Claro que muchos todavía podemos trabajar y hasta cobrar lo trabajado; otros –menos, aunque la magia del mercado haga aparecer repletos los centros comerciales– conseguimos ir de compras, acudir a una función de cine o teatro, dormir la siesta; unos cuantos, en el grupo de 120 millones de habitantes, pueden darse el lujo de pasar por las áreas de salidas internacionales de los aeropuertos, asomar la nariz por allí y regresar a un país que parece normal. Buena parte de las avenidas comerciales del país siguen en pie, y en ellas los restaurantes siguen sirviendo platillos suculentos, las tiendas exclusivas prosiguen sus ventas de bolsas de piel para dama y relojes de pulso para caballero (cada vez más grandes, según la moda), todavía se adquiere uno que otro juego de mobiliario para récamara infantil a 20 mil pesos, en rebaja de mitad de precio, y puteros de distintas categorías siguen expendiendo su mercancía a parroquianos insaciables por naturaleza. Claro que muchos prójimos mueren de muerte natural y facilitan, con su deceso, encuentros familiares excepcionales y tumultuosos; por supuesto, quedan aún tiempos y lugares para el amor y el desamor, para abonar los sueños, para celebrar a carcajadas cualquier ocurrencia propia o ajena.
Pero estas expresiones de realidad innegable se reducen día a día, bajo la potencia incuestionable de los retenes (la inútil paranoia policial, multiplicada ahora gracias a los operativos de la Conago), de la referencia cada vez más cercana a un acto de extorsión, un levantón, una muerte imprevista entre las balas.

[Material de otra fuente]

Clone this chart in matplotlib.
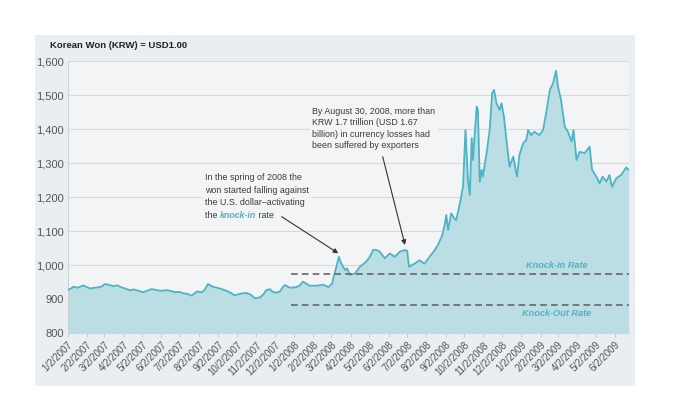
import matplotlib
matplotlib.use("Agg")
import matplotlib.pyplot as plt
from matplotlib.patches import Rectangle
import pandas as pd

# KRW per USD
dates = [
    "2007-01-02", "2007-01-08", "2007-01-11", "2007-01-18", "2007-01-27",
    "2007-02-07", "2007-02-18", "2007-02-25", "2007-03-03", "2007-03-09",
    "2007-03-16", "2007-03-23", "2007-03-30", "2007-04-06", "2007-04-12",
    "2007-04-19", "2007-04-26", "2007-05-04", "2007-05-10", "2007-05-17",
    "2007-05-24", "2007-05-31", "2007-06-10", "2007-06-17", "2007-06-24",
    "2007-07-01", "2007-07-07", "2007-07-14", "2007-07-21", "2007-07-29",
    "2007-08-06", "2007-08-10", "2007-08-16", "2007-08-20", "2007-08-24",
    "2007-09-04", "2007-09-15", "2007-09-22", "2007-09-28", "2007-10-09",
    "2007-10-16", "2007-10-23", "2007-10-31", "2007-11-08", "2007-11-14",
    "2007-11-18", "2007-11-24", "2007-11-29", "2007-12-05", "2007-12-10",
    "2007-12-15", "2007-12-18", "2007-12-26",
    "2008-01-06", "2008-01-11", "2008-01-16", "2008-01-22", "2008-01-27",
    "2008-02-07", "2008-02-18", "2008-02-26", "2008-03-03", "2008-03-05",
    "2008-03-10", "2008-03-14", "2008-03-18", "2008-03-24", "2008-03-27",
    "2008-04-01", "2008-04-09", "2008-04-17", "2008-04-27", "2008-05-03",
    "2008-05-08", "2008-05-13", "2008-05-19", "2008-05-27", "2008-06-04",
    "2008-06-12", "2008-06-20", "2008-06-28", "2008-07-02", "2008-07-05",
    "2008-07-14", "2008-07-22", "2008-07-30", "2008-08-07", "2008-08-14",
    "2008-08-21", "2008-08-28", "2008-09-01", "2008-09-03", "2008-09-06",
    "2008-09-11", "2008-09-15", "2008-09-19", "2008-09-25", "2008-09-30",
    "2008-10-04", "2008-10-08", "2008-10-11", "2008-10-14", "2008-10-16",
    "2008-10-22", "2008-10-24", "2008-10-27", "2008-10-30", "2008-11-01",
    "2008-11-07", "2008-11-12", "2008-11-16", "2008-11-19", "2008-11-23",
    "2008-11-28", "2008-12-01", "2008-12-05", "2008-12-09", "2008-12-14",
    "2008-12-20", "2008-12-26", "2008-12-30",
    "2009-01-05", "2009-01-10", "2009-01-13", "2009-01-18", "2009-01-23",
    "2009-01-31", "2009-02-06", "2009-02-11", "2009-02-17", "2009-02-22",
    "2009-02-27", "2009-03-02", "2009-03-07", "2009-03-13", "2009-03-18",
    "2009-03-24", "2009-03-27", "2009-04-01", "2009-04-06", "2009-04-14",
    "2009-04-22", "2009-04-26", "2009-05-03", "2009-05-08", "2009-05-13",
    "2009-05-19", "2009-05-24", "2009-05-28", "2009-06-04", "2009-06-12",
    "2009-06-20", "2009-06-24",
]
krw = [
    926, 932, 936, 933, 940,
    931, 934, 936, 944, 942,
    938, 940, 934, 930, 926,
    928, 924, 920, 924, 929,
    927, 924, 926, 924, 920,
    921, 917, 915, 910, 922,
    920, 925, 944, 940, 936,
    931, 924, 918, 911, 916,
    918, 914, 902, 905, 915,
    926, 929, 920, 919, 922,
    936, 941, 933,
    935, 940, 951, 945, 939,
    939, 942, 935, 945, 961,
    995, 1024, 1004, 985, 990,
    971, 975, 995, 1010, 1024,
    1044, 1045, 1039, 1020, 1034,
    1024, 1039, 1044, 1042, 995,
    1004, 1014, 1004, 1024, 1040,
    1060, 1090, 1123, 1147, 1103,
    1152, 1140, 1132, 1181, 1230,
    1397, 1250, 1206, 1373, 1309,
    1466, 1456, 1245, 1280, 1260,
    1329, 1397, 1505, 1515, 1476,
    1456, 1476, 1436, 1368, 1289,
    1319, 1260, 1324,
    1358, 1368, 1397, 1382, 1392,
    1382, 1397, 1446, 1515, 1534,
    1571, 1525, 1485, 1407, 1392,
    1363, 1397, 1309, 1333, 1329,
    1348, 1280, 1260, 1240, 1260,
    1245, 1265, 1230, 1255, 1265,
    1287, 1280,
]

tick_dates = [
    "2007-01-02", "2007-02-02", "2007-03-02", "2007-04-02", "2007-05-02",
    "2007-06-02", "2007-07-02", "2007-08-02", "2007-09-02", "2007-10-02",
    "2007-11-02", "2007-12-02", "2008-01-02", "2008-02-02", "2008-03-02",
    "2008-04-02", "2008-05-02", "2008-06-02", "2008-07-02", "2008-08-02",
    "2008-09-02", "2008-10-02", "2008-11-02", "2008-12-02", "2009-01-02",
    "2009-02-02", "2009-03-02", "2009-04-02", "2009-05-02", "2009-06-02",
]
tick_labels = [
    "1/2/2007", "2/2/2007", "3/2/2007", "4/2/2007", "5/2/2007",
    "6/2/2007", "7/2/2007", "8/2/2007", "9/2/2007", "10/2/2007",
    "11/2/2007", "12/2/2007", "1/2/2008", "2/2/2008", "3/2/2008",
    "4/2/2008", "5/2/2008", "6/2/2008", "7/2/2008", "8/2/2008",
    "9/2/2008", "10/2/2008", "11/2/2008", "12/2/2008", "1/2/2009",
    "2/2/2009", "3/2/2009", "4/2/2009", "5/2/2009", "6/2/2009",
]

knock_in = 975
knock_out = 882
barrier_start = "2007-12-28"

plt.rcParams["font.family"] = ["Liberation Sans Narrow", "Liberation Sans", "DejaVu Sans"]

teal = "#4db3c5"
fill = "#badee3"
plot_bg = "#f3f4f5"
panel_bg = "#e8eef2"
txt = "#3a3a3a"

x = pd.to_datetime(dates)

fig = plt.figure(figsize=(7, 3.94), dpi=100)
fig.patch.set_facecolor("white")
panel = Rectangle((35 / 700, 1 - 386 / 394), 600 / 700, 351 / 394,
                  transform=fig.transFigure, facecolor=panel_bg,
                  edgecolor="none", zorder=-5)
fig.add_artist(panel)

ax = fig.add_axes([67.7 / 700, 61 / 394, 561.6 / 700, 272 / 394])
ax.set_zorder(1)
ax.set_facecolor(plot_bg)

ax.fill_between(x, 800, krw, color=fill, lw=0, zorder=2)
ax.plot(x, krw, color=teal, lw=1.3, zorder=3)

bx = pd.to_datetime([barrier_start, "2009-06-26"])
ax.plot(bx, [knock_in, knock_in], color="#666666", lw=1.2, ls=(0, (4, 2.5)), zorder=4)
ax.plot(bx, [knock_out, knock_out], color="#666666", lw=1.2, ls=(0, (4, 2.5)), zorder=4)

ax.set_ylim(800, 1600)
ax.set_xlim(pd.Timestamp("2007-01-02"), pd.Timestamp("2009-06-25"))
ax.set_yticks(range(800, 1601, 100))
ax.set_yticklabels([f"{v:,}" for v in range(800, 1601, 100)])
ax.set_xticks(pd.to_datetime(tick_dates))
ax.set_xticklabels(tick_labels, rotation=45, ha="right", rotation_mode="anchor")
ax.tick_params(axis="x", length=3, color="#c8cccf", labelsize=7,
               labelcolor="#555555", pad=2)
ax.tick_params(axis="y", length=0, labelsize=8, labelcolor="#555555", pad=3)
ax.grid(axis="y", color="#d6d9db", lw=0.8, zorder=1)
ax.set_axisbelow(True)
for s in ["top", "right"]:
    ax.spines[s].set_visible(False)
ax.spines["left"].set_color("#cfd3d6")
ax.spines["bottom"].set_color("#cfd3d6")


def axpos(px, py):
    return ((px - 67.7) / 561.6, (333 - py) / 272)


fig.text(50 / 700, 1 - 46 / 394, "Korean Won (KRW) = USD1.00", fontsize=6.8,
         fontweight="bold", color="#222222", va="center", ha="left")

# spring 2008 note
note = dict(fontsize=6.4, color=txt, ha="left", transform=ax.transAxes, zorder=5)
ax.text(*axpos(205, 190), "In the spring of 2008 the\nwon started falling against\nthe U.S. dollar\u2013activating",
        va="center", linespacing=1.45,
        bbox=dict(facecolor=plot_bg, edgecolor="none", pad=2), **note)
t2 = ax.text(*axpos(205, 215.7), "the ", va="center", **note)
t3 = ax.annotate("knock-in", xy=(1, 0), xycoords=t2, va="bottom", ha="left",
                 fontsize=6.4, color=teal, fontweight="bold", fontstyle="italic",
                 zorder=5)
ax.annotate(" rate", xy=(1, 0), xycoords=t3, va="bottom", ha="left",
            fontsize=6.4, color=txt, zorder=5)

# August 2008 note
ax.text(*axpos(312.5, 128.5),
        "By August 30, 2008, more than\nKRW 1.7 trillion (USD 1.67\nbillion) in currency losses had\nbeen suffered by exporters",
        va="center", linespacing=1.37,
        bbox=dict(facecolor=plot_bg, edgecolor="none", pad=2), **note)

arrow = dict(arrowstyle="-|>", color="#333333", lw=0.8, mutation_scale=7,
             shrinkA=0, shrinkB=0)
ax.annotate("", xy=axpos(338.3, 253.3), xytext=axpos(281.7, 216.7),
            xycoords="axes fraction", textcoords="axes fraction",
            arrowprops=arrow, zorder=6)
ax.annotate("", xy=axpos(405, 245), xytext=axpos(382.7, 156.7),
            xycoords="axes fraction", textcoords="axes fraction",
            arrowprops=arrow, zorder=6)

rate = dict(fontsize=6.6, color=teal, fontweight="bold", fontstyle="italic",
            ha="center", va="center", transform=ax.transAxes, zorder=5)
ax.text(*axpos(556.7, 266), "Knock-In Rate", **rate)
ax.text(*axpos(556.7, 313.5), "Knock-Out Rate", **rate)

fig.savefig("out.png", dpi=100, facecolor=fig.get_facecolor())
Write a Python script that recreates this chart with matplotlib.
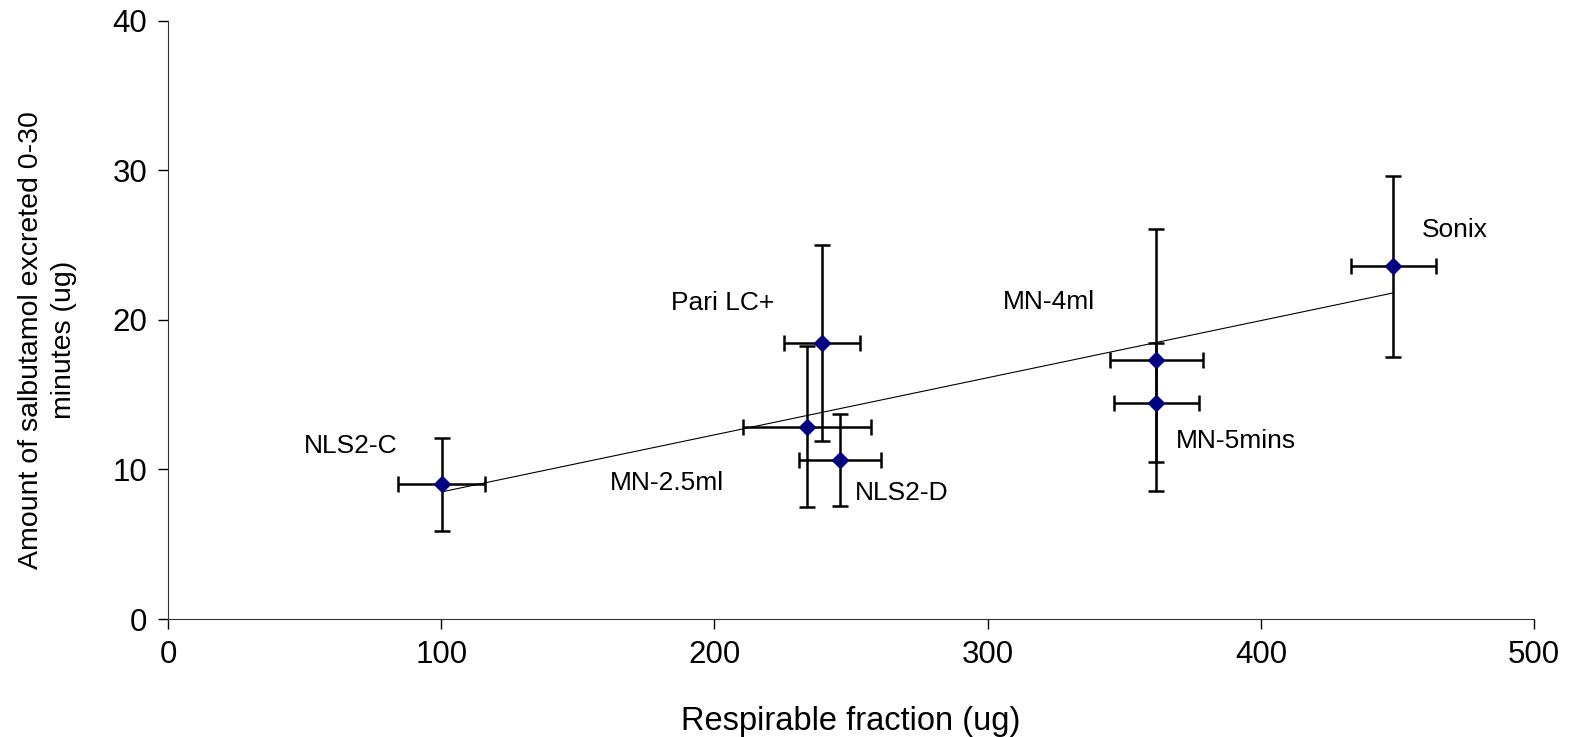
import matplotlib
matplotlib.use("Agg")
import matplotlib.pyplot as plt

plt.rcParams['font.family'] = ['Liberation Sans', 'DejaVu Sans']

# data
devices = ["NLS2-C", "MN-2.5ml", "NLS2-D", "Pari LC+", "MN-4ml", "MN-5mins", "Sonix"]
resp_fraction = [100.2, 233.8, 246.1, 239.4, 361.7, 361.7, 448.4]
resp_err = [16.0, 23.5, 15.0, 14.0, 17.0, 15.6, 15.6]
salbutamol = [9.0, 12.86, 10.63, 18.45, 17.33, 14.47, 23.58]
salb_err = [3.1, 5.4, 3.06, 6.57, 8.75, 4.0, 6.03]

# trend line end points as drawn in the chart
trend_x = [100.2, 448.4]
trend_y = [8.5, 21.8]

# label anchor positions (data units)
label_x = [66.8, 182.5, 268.4, 203.0, 322.3, 368.8, 471.0]
label_y = [11.6, 9.1, 8.4, 21.1, 21.2, 11.9, 26.0]
label_ha = ["center", "center", "center", "center", "center", "left", "center"]

fig = plt.figure(figsize=(15.73, 7.37), dpi=100)
ax = fig.add_axes([0.1068, 0.1601, 0.8685, 0.8118])

ax.plot(trend_x, trend_y, color="black", lw=0.8, zorder=2)

ax.errorbar(resp_fraction, salbutamol, xerr=resp_err, yerr=salb_err,
            fmt="none", ecolor="black", elinewidth=1.8, capsize=6,
            capthick=1.8, zorder=3)
ax.plot(resp_fraction, salbutamol, "D", color="#000080", markersize=8.5,
        linestyle="none", zorder=4)

for name, lx, ly, ha in zip(devices, label_x, label_y, label_ha):
    ax.text(lx, ly, name, fontsize=19, ha=ha, va="center")

ax.set_xlim(0, 500)
ax.set_ylim(0, 40)
ax.set_xticks([0, 100, 200, 300, 400, 500])
ax.set_yticks([0, 10, 20, 30, 40])
ax.tick_params(direction="out", length=7, width=1, labelsize=22.5, pad=8)

for side in ["top", "right"]:
    ax.spines[side].set_visible(False)
for side in ["left", "bottom"]:
    ax.spines[side].set_color("#333333")

ax.set_xlabel("Respirable fraction (ug)", fontsize=23.5, labelpad=26)
# y label placed a little below the axes centre, as in the original
fig.text(0.0302, 0.5387, "Amount of salbutamol excreted 0-30\nminutes (ug)",
         fontsize=20.5, rotation=90, ha="center", va="center",
         multialignment="center", linespacing=1.35)

fig.savefig("out.png", dpi=100, facecolor="white")
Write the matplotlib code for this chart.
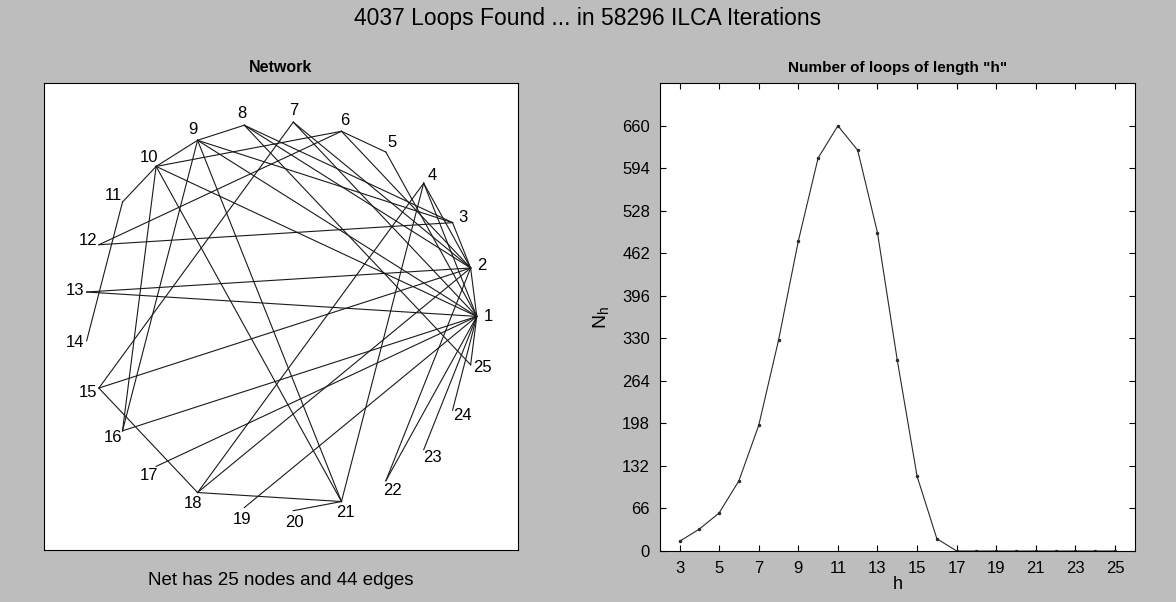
import numpy as np
import matplotlib.pyplot as plt

plt.rcParams['font.family'] = ['Liberation Sans', 'DejaVu Sans']

# loop length distribution
h_vals = list(range(3, 26))
n_loops = [15, 34, 59, 109, 195, 327, 481, 610, 660, 622, 494, 296, 116, 19,
           0, 0, 0, 0, 0, 0, 0, 0, 0]

# network: 25 nodes on a circle, 44 edges
n_nodes = 25
edges = [
    (1, 2), (2, 3), (5, 6), (8, 9), (9, 10), (10, 11), (11, 14), (18, 21), (20, 21),
    (12, 6), (12, 3), (13, 2), (13, 1), (15, 7), (15, 2), (15, 18), (16, 10),
    (16, 9), (16, 1), (17, 1), (18, 4), (18, 2), (19, 1), (21, 4), (21, 10),
    (21, 9), (22, 1), (22, 2), (23, 1), (24, 1), (25, 1), (25, 8),
    (10, 6), (10, 1), (9, 1), (8, 3), (8, 2), (7, 2), (6, 2), (5, 1), (4, 2),
    (4, 1), (9, 3), (7, 1),
]

title = '4037 Loops Found ... in 58296 ILCA Iterations'
bg = '#bdbdbd'

fig = plt.figure(figsize=(11.76, 6.02), dpi=100, facecolor=bg)
fig.text(0.5, 0.97, title, ha='center', va='center', fontsize=16.5)

# left panel: network drawing
ax1 = fig.add_axes([0.0374, 0.0864, 0.403, 0.776])
ang = 2 * np.pi * np.arange(n_nodes) / n_nodes
xs, ys = np.cos(ang), np.sin(ang)
for a, b in edges:
    ax1.plot([xs[a - 1], xs[b - 1]], [ys[a - 1], ys[b - 1]], color='#1a1a1a', lw=0.8)
for i in range(n_nodes):
    ax1.text(xs[i] * 1.06, ys[i] * 1.06, str(i + 1), ha='center', va='center', fontsize=12)
ax1.set_xlim(-1.21, 1.21)
ax1.set_ylim(-1.2, 1.2)
ax1.set_xticks([])
ax1.set_yticks([])
ax1.set_title('Network', fontsize=11.5, fontweight='bold', pad=8)
ax1.set_xlabel('Net has 25 nodes and 44 edges', fontsize=13.5, labelpad=16)

# right panel: number of loops vs length
ax2 = fig.add_axes([0.561, 0.0847, 0.404, 0.777])
ax2.plot(h_vals, n_loops, color='#2a2a2a', lw=0.8, marker='.', markersize=3)
ax2.set_xlim(2, 26)
ax2.set_ylim(0, 726)
ax2.set_xticks(range(3, 26, 2))
ax2.set_yticks(range(0, 661, 66))
ax2.tick_params(direction='in', top=True, right=True, labelsize=12, length=4, pad=7)
ax2.set_title('Number of loops of length "h"', fontsize=11, fontweight='bold', pad=8)
ax2.set_xlabel('h', fontsize=13, labelpad=0)
ax2.set_ylabel('$\\mathregular{N_h}$', fontsize=14, labelpad=8)

plt.savefig('out.png', dpi=100, facecolor=bg)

O más simple: ante la manifiesta insensatez de ir a veranear a Playa Bagdad, en Tamaulipas, frente al riesgo de transitar por las carreteras de Morelos, en la incertidumbre de cuáles pinares mexiquenses son todavía propicios para acampar sin el peligro de conocer en vivo a los matones, a sus aliados de las corporaciones policiales o a productos menores de la desintegración del Estado.
Mientras uno lleva hijos a la escuela a la hora prevista y sin contratiempos y se detiene, camino a casa, a comprar helado, un centenar de migrantes son secuestrados en Veracruz, con o sin complicidad de las fuerzas federales, por sicarios de un cártel; un centenar de armas de alto poder –por inventar una cifra que nadie conoce a ciencia cierta– traspasan diariamente las fronteras nacionales, aventadas al ruedo de la muerte por la avidez comercial de los fabricantes y por la corrupción monumental de las autoridades; los campos petroleros son reticulados y repartidos, como si fueran rebanadas de pizza, a transnacionales extranjeras no menos sórdidas, en su ejercicio de control territorial, que los cárteles; las fuerzas militares asesinan a civiles, los clasifican como “delincuentes” y presentan cadáveres torturados y con el tiro de gracia; La Familia Michoacana impone impuestos de 30 por ciento a los cultivadores de aguacate, los Zetas avanzan en el control del comercio informal, y la cabeza visible de eso que aún se llama, por reflejo, gobierno federal, dice que él no tiene la culpa de nada y que se avanza por el camino correcto.
Claro que hay hospitales públicos que aún mantienen su funcionamiento a medias, que el fisco sigue enviando notificaciones a causantes morosos, que todavía operan los infernales laberintos burocráticos para abrir un negocio, renovar el pasaporte o levantar un acta por robo de vehículo. Allí donde aún no colapsa la delgada cáscara de la normalidad, la ciudadanía se aferra a ella con uñas y dientes, sometida al acoso creciente de autoridades que han dado en sospechar de todo mundo, menos de ellas mismas.
Es un poco enloquecedora esta coexistencia entre el inmaculado oficio de la Secretaría de Hacienda y la cartulina bajo la cabeza cercenada; entre la expedición regular de credenciales para votar y el desvío fraudulento de medio presupuesto estatal para inflar la campaña del aspirante oficial; entre la ausencia del ser querido por motivo de viaje a Orlando y el hoyo infernal del pariente levantado y desaparecido por pistoleros o por soldados; entre la tranquilidad de una cerradura bien aceitada y la fragilidad de los muros ante el poder de la artillería operada por todos los bandos; entre la insolencia de un gobernante que festina públicamente la guerra –nada que dialogar, a lo que pudo verse el jueves– y la orfandad de una población que acumula evidencias sobre la carencia de autoridades, la disolución de la legalidad y la multiplicación de poderes fácticos.
Por cierto: las tácticas para socavar las certidumbres de la población y su sentido de realidad están previstas en los recetarios de la guerra sicológica.